Monday, April 8, 2013

What is the main theme and atmosphere of Philip Larkin's "Coming," and what does the the poem symbolize?

“Coming” by Philip Larkin is a poem about the arrival of spring and the feelings of contentment that come with it. The poem’s theme is based on the idea of renewal and joy that comes with the birth of spring. Spring, a metaphor for new life, is something that the poet looks forward to after the harshness of winter. The theme of renewal and the cycle of new life and joy comes through the mood and atmosphere the poet creates.
Larkin paints us a picture of a beautiful Spring day and the feelings that come from the light and sounds of the long-awaited season. Larkin says,

On longer evenings,
Light, chill and yellow,
Bathes the serene
Foreheads of houses.
A thrush sings,
Laurel-surrounded
In the deep bare garden,
Its fresh-peeled voice
Astonishing the brickwork.

The way the poet sets the atmosphere to create that theme of renewal is by using imagery like the words “light, chill and yellow” or “Laurel-surrounded” that bring to mind the picture of a Spring day. The way the poet describes the light coming over the horizon to touch the tops of houses helps to show how a person might see the first rays of sun after a long dreary winter. The idea of the thrush, described as laurel-surrounded, brings to mind the fact that the music that the thrush creates is just as full of life and represents the victory(laurels are for winners) of life and spring over death and winter.
The cyclical nature of the seasons relates well for the metaphor of life, with its seasons of despair and seasons of joy. Larkin describes the coming of Spring by using the metaphor of a child who comes on adults making amends after a fight. The child doesn’t understand why the unpleasantness is over or why he feels happy in the new agreement. Larkin, similarly, doesn’t understand why the Spring brings renewal, or why that makes him happy, but he knows that it does make him happy and is a good representation of life.

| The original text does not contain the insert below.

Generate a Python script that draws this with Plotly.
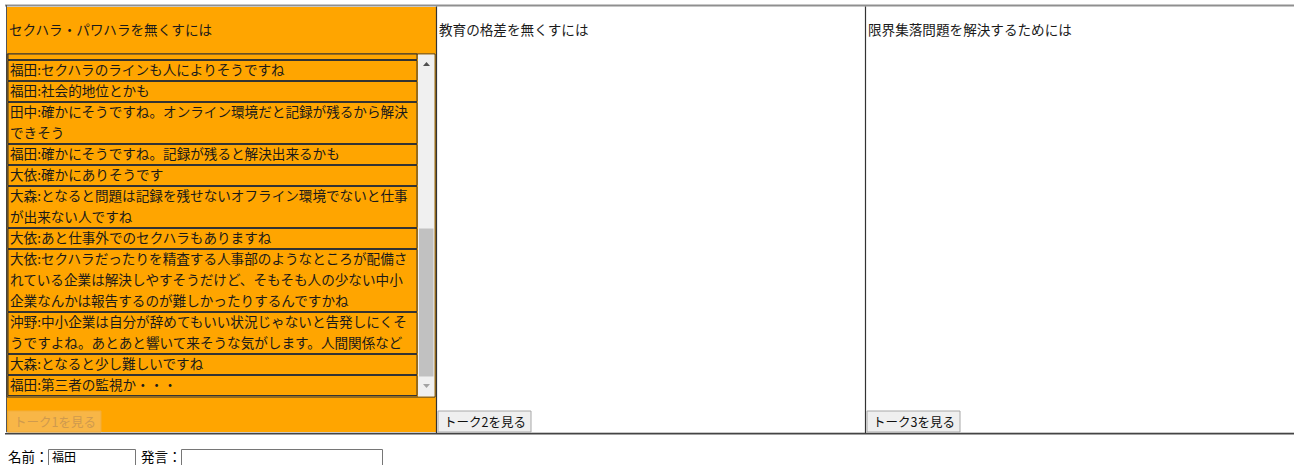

The poem "Coming" by Philip Larkin is rich with themes and symbolism. Larkin is a popular poet known for exploring themes connected to nature and the environment, relationships, and the inevitability of death.
In this particular poem, many of the words in just the few opening lines are soft and lilting, especially when read aloud: "longer" and "light" and "chill" and "yellow" (lines 1–2) share both alliteration and consonance and present a very pleasant image to the reader of the setting; the sounds "th" and "s" in lines 3–4 continue the welcoming, almost soothing imagery. The point suggested by so many warm, quiet sounds in so few lines is one of the houses' harmony with the nature in which they stand: the houses are indeed "serene" and "bathe[d]" in the beautiful last rays of sunlight as the sun sets in the evenings. These are not houses that feel ungainly or ugly, like intruders on a pastoral landscape. Instead, they seem to be one with their environment, both separate from and yet a part of it.
Lines 5–9 discuss the thrush (more of those soft "th" and "sh" and "s" and "l" sounds throughout) whose song brings about a personification: the brickwork is made to feel "astonish[ed]" by the bright, clear sound that echoes through the garden. Still, however, the thrush belongs in the environment that the author has created, right alongside the houses and the pale waning sunlight and the laurel and even the garden, though gardens imply that an outside force (a person) has acted upon the natural world, which would probably otherwise be haphazard, overgrown, and wild. This garden, though, "deep [and] bare" (line 7) as it is, welcomes the arrival of the thrush and its song, for "it will be spring soon" (repeated twice for emphasis, to underscore anticipation and hopefulness).
And finally, the speaker emerges (the poet himself as narrator inserted into the body of the work) but in such a way that he too seems like an integral part of the environment, the landscape of the poem, so to speak, that he has created. He arrives organically, just as much a part of the scene as the garden, the houses, the light, the thrush, everything else that he has already depicted, even though he is clearly outside the work (he imagined the scene, he wrote the poem). His arrival, like that of the thrush, is not an intrusion but a natural addition, and he too feels the hope and anticipation of spring as though he were again a child, "whose childhood / is a forgotten boredom" (lines 12-13). It is a pity that he had forgotten what it means to be a child, but the conclusion of the poem shows that memory shifting for him, rebounding with the kind of innocent faith and hope and virtue and delight for which children tend to be known, so that he (the poet in the poem) at last "starts to be happy" (line 19).